What the task asks:
Repeat the full listing below verbatim and keep the images out.

Given data:
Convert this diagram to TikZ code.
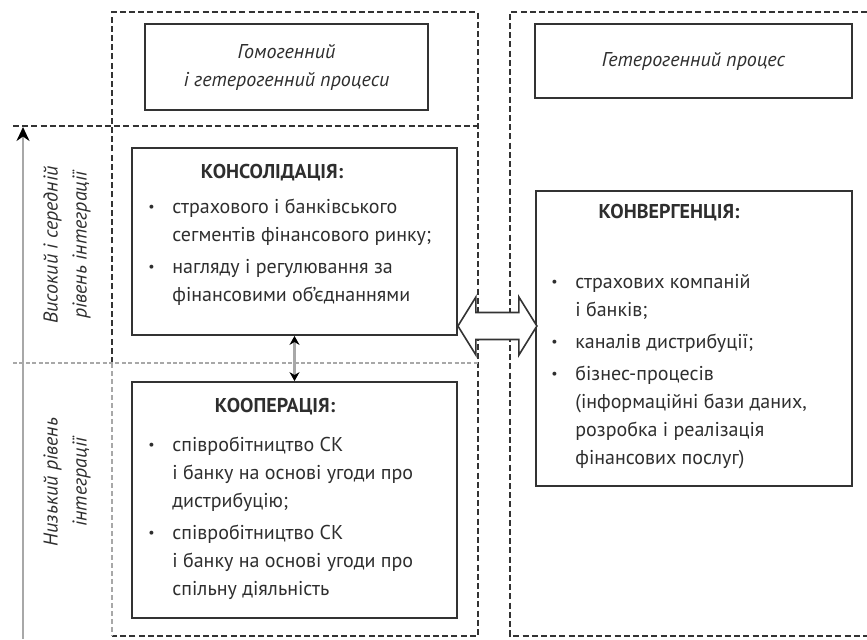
\documentclass[tikz,border=0pt]{standalone}
\usepackage{fontspec}
\setmainfont{PT Sans}
\usepackage{xcolor}
\usepackage{tikz}
\usetikzlibrary{arrows.meta, positioning}
\definecolor{linegray}{HTML}{333333}
\definecolor{axisgray}{HTML}{A8A8A8}
\definecolor{textgray}{HTML}{2E2E2E}
\def\bulletindent{12pt}
\newcommand{\dotmark}{\raisebox{0.7pt}{\fontsize{7}{7}\selectfont\textbullet}}

\begin{document}
\begin{tikzpicture}[x=0.5pt, y=-0.5pt, >=Stealth,
        every node/.style={font=\fontsize{10}{14}\selectfont, text=textgray},
        frame/.style={draw=linegray, line width=0.7pt, dash pattern=on 3pt off 1.6pt},
        faint/.style={draw=axisgray, line width=0.8pt, dash pattern=on 2.5pt off 1.5pt},
        procbox/.style={draw=linegray, line width=0.9pt, inner sep=0pt, align=center},
        title/.style={font=\fontsize{10}{14}\selectfont\bfseries},
        body/.style={anchor=north west, inner sep=0pt},
        level/.style={rotate=90, align=center, font=\fontsize{10}{14.5}\selectfont\itshape},
        linkarrow/.style={draw=linegray, fill=white, line width=0.8pt, line join=miter}]
        \def\itemgap{2pt}
        \useasboundingbox (0,0) rectangle (867,639);
        % frames and levels
        \draw[frame] (112,363) -- (112,12) -- (478,12) -- (478,636) -- (112,636);
        \draw[faint] (112,363) -- (112,636);
        \draw[frame] (867,12) -- (510,12) -- (510,636) -- (867,636);
        \draw[frame] (13,126) -- (478,126);
        \draw[faint, dash pattern=on 2pt off 1.2pt] (13,363) -- (478,363);
        \coordinate (axisbot) at (23,639);
        \coordinate (axistop) at (23,127);
        \draw[axisgray, line width=1.2pt, -{Stealth[black, length=7pt, width=6.5pt]}] (axisbot) -- (axistop);
        \node[level] (highlvl) at (67,245) {Високий і середній\\рівень інтеграції};
        \node[level] (lowlvl) at (67,482) {Низький рівень\\інтеграції};
        % process boxes
        \node[procbox, minimum width=141.5pt, minimum height=43pt] (homo) at (286.5,67) {\itshape Гомогенний\\ \itshape і гетерогенний процеси};
        \node[procbox, minimum width=158.5pt, minimum height=37pt] (hetero) at (693.5,61) {\itshape Гетерогенний процес};
        \node[procbox, minimum width=162.5pt, minimum height=93.5pt] (cons) at (294.5,241.5) {};
        \node[procbox, minimum width=162.5pt, minimum height=118pt] (coop) at (294.5,500) {};
        \node[procbox, minimum width=158pt, minimum height=147.5pt] (conv) at (694,338.5) {};
        % texts
        \node[title] (constitle) at (272,173) {КОНСОЛІДАЦІЯ:};
        \node[body] (consbody) at (148,193) {\begin{tabular}{@{}p{\bulletindent}@{}l@{}}
            \dotmark & страхового і банківського\\
                     & сегментів фінансового ринку;\\[\itemgap]
            \dotmark & нагляду і регулювання за\\
                     & фінансовими об’єднаннями
            \end{tabular}};
        \node[title] (cooptitle) at (275,407) {КООПЕРАЦІЯ:};
        \node[body] (coopbody) at (148,431) {\begin{tabular}{@{}p{\bulletindent}@{}l@{}}
            \dotmark & співробітництво СК\\
                     & і банку на основі угоди про\\
                     & дистрибуцію;\\[\itemgap]
            \dotmark & співробітництво СК\\
                     & і банку на основі угоди про\\
                     & спільну діяльність
            \end{tabular}};
        \node[title] (convtitle) at (669,213) {КОНВЕРГЕНЦІЯ:};
        \node[body] (convbody) at (551,268) {\begin{tabular}{@{}p{\bulletindent}@{}l@{}}
            \dotmark & страхових компаній\\
                     & і банків;\\[\itemgap]
            \dotmark & каналів дистрибуції;\\[\itemgap]
            \dotmark & бізнес-процесів\\
                     & (інформаційні бази даних,\\
                     & розробка і реалізація\\
                     & фінансових послуг)
            \end{tabular}};
        % links
        \coordinate (linkc) at (497.5,326);
        \draw[linkarrow] (cons.east |- linkc) -- ++(18,-29) -- ++(0,15.5) -- ++(43,0) -- ++(0,-15.5)
            -- ++(18,29) -- ++(-18,29) -- ++(0,-15.5) -- ++(-43,0) -- ++(0,15.5) -- cycle;
        \draw[axisgray, line width=1.2pt, {Stealth[black, length=4.5pt, width=5pt]}-{Stealth[black, length=4.5pt, width=5pt]}] (cons.south) -- (coop.north);
    \end{tikzpicture}
\end{document}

Response to the task:
Convert this diagram to TikZ code.
\documentclass[tikz,border=0pt]{standalone}
\usepackage{fontspec}
\setmainfont{PT Sans}
\usepackage{xcolor}
\usepackage{tikz}
\usetikzlibrary{arrows.meta, positioning}
\definecolor{linegray}{HTML}{333333}
\definecolor{axisgray}{HTML}{A8A8A8}
\definecolor{textgray}{HTML}{2E2E2E}
\def\bulletindent{12pt}
\newcommand{\dotmark}{\raisebox{0.7pt}{\fontsize{7}{7}\selectfont\textbullet}}

\begin{document}
\begin{tikzpicture}[x=0.5pt, y=-0.5pt, >=Stealth,
        every node/.style={font=\fontsize{10}{14}\selectfont, text=textgray},
        frame/.style={draw=linegray, line width=0.7pt, dash pattern=on 3pt off 1.6pt},
        faint/.style={draw=axisgray, line width=0.8pt, dash pattern=on 2.5pt off 1.5pt},
        procbox/.style={draw=linegray, line width=0.9pt, inner sep=0pt, align=center},
        title/.style={font=\fontsize{10}{14}\selectfont\bfseries},
        body/.style={anchor=north west, inner sep=0pt},
        level/.style={rotate=90, align=center, font=\fontsize{10}{14.5}\selectfont\itshape},
        linkarrow/.style={draw=linegray, fill=white, line width=0.8pt, line join=miter}]
        \def\itemgap{2pt}
        \useasboundingbox (0,0) rectangle (867,639);
        % frames and levels
        \draw[frame] (112,363) -- (112,12) -- (478,12) -- (478,636) -- (112,636);
        \draw[faint] (112,363) -- (112,636);
        \draw[frame] (867,12) -- (510,12) -- (510,636) -- (867,636);
        \draw[frame] (13,126) -- (478,126);
        \draw[faint, dash pattern=on 2pt off 1.2pt] (13,363) -- (478,363);
        \coordinate (axisbot) at (23,639);
        \coordinate (axistop) at (23,127);
        \draw[axisgray, line width=1.2pt, -{Stealth[black, length=7pt, width=6.5pt]}] (axisbot) -- (axistop);
        \node[level] (highlvl) at (67,245) {Високий і середній\\рівень інтеграції};
        \node[level] (lowlvl) at (67,482) {Низький рівень\\інтеграції};
        % process boxes
        \node[procbox, minimum width=141.5pt, minimum height=43pt] (homo) at (286.5,67) {\itshape Гомогенний\\ \itshape і гетерогенний процеси};
        \node[procbox, minimum width=158.5pt, minimum height=37pt] (hetero) at (693.5,61) {\itshape Гетерогенний процес};
        \node[procbox, minimum width=162.5pt, minimum height=93.5pt] (cons) at (294.5,241.5) {};
        \node[procbox, minimum width=162.5pt, minimum height=118pt] (coop) at (294.5,500) {};
        \node[procbox, minimum width=158pt, minimum height=147.5pt] (conv) at (694,338.5) {};
        % texts
        \node[title] (constitle) at (272,173) {КОНСОЛІДАЦІЯ:};
        \node[body] (consbody) at (148,193) {\begin{tabular}{@{}p{\bulletindent}@{}l@{}}
            \dotmark & страхового і банківського\\
                     & сегментів фінансового ринку;\\[\itemgap]
            \dotmark & нагляду і регулювання за\\
                     & фінансовими об’єднаннями
            \end{tabular}};
        \node[title] (cooptitle) at (275,407) {КООПЕРАЦІЯ:};
        \node[body] (coopbody) at (148,431) {\begin{tabular}{@{}p{\bulletindent}@{}l@{}}
            \dotmark & співробітництво СК\\
                     & і банку на основі угоди про\\
                     & дистрибуцію;\\[\itemgap]
            \dotmark & співробітництво СК\\
                     & і банку на основі угоди про\\
                     & спільну діяльність
            \end{tabular}};
        \node[title] (convtitle) at (669,213) {КОНВЕРГЕНЦІЯ:};
        \node[body] (convbody) at (551,268) {\begin{tabular}{@{}p{\bulletindent}@{}l@{}}
            \dotmark & страхових компаній\\
                     & і банків;\\[\itemgap]
            \dotmark & каналів дистрибуції;\\[\itemgap]
            \dotmark & бізнес-процесів\\
                     & (інформаційні бази даних,\\
                     & розробка і реалізація\\
                     & фінансових послуг)
            \end{tabular}};
        % links
        \coordinate (linkc) at (497.5,326);
        \draw[linkarrow] (cons.east |- linkc) -- ++(18,-29) -- ++(0,15.5) -- ++(43,0) -- ++(0,-15.5)
            -- ++(18,29) -- ++(-18,29) -- ++(0,-15.5) -- ++(-43,0) -- ++(0,15.5) -- cycle;
        \draw[axisgray, line width=1.2pt, {Stealth[black, length=4.5pt, width=5pt]}-{Stealth[black, length=4.5pt, width=5pt]}] (cons.south) -- (coop.north);
    \end{tikzpicture}
\end{document}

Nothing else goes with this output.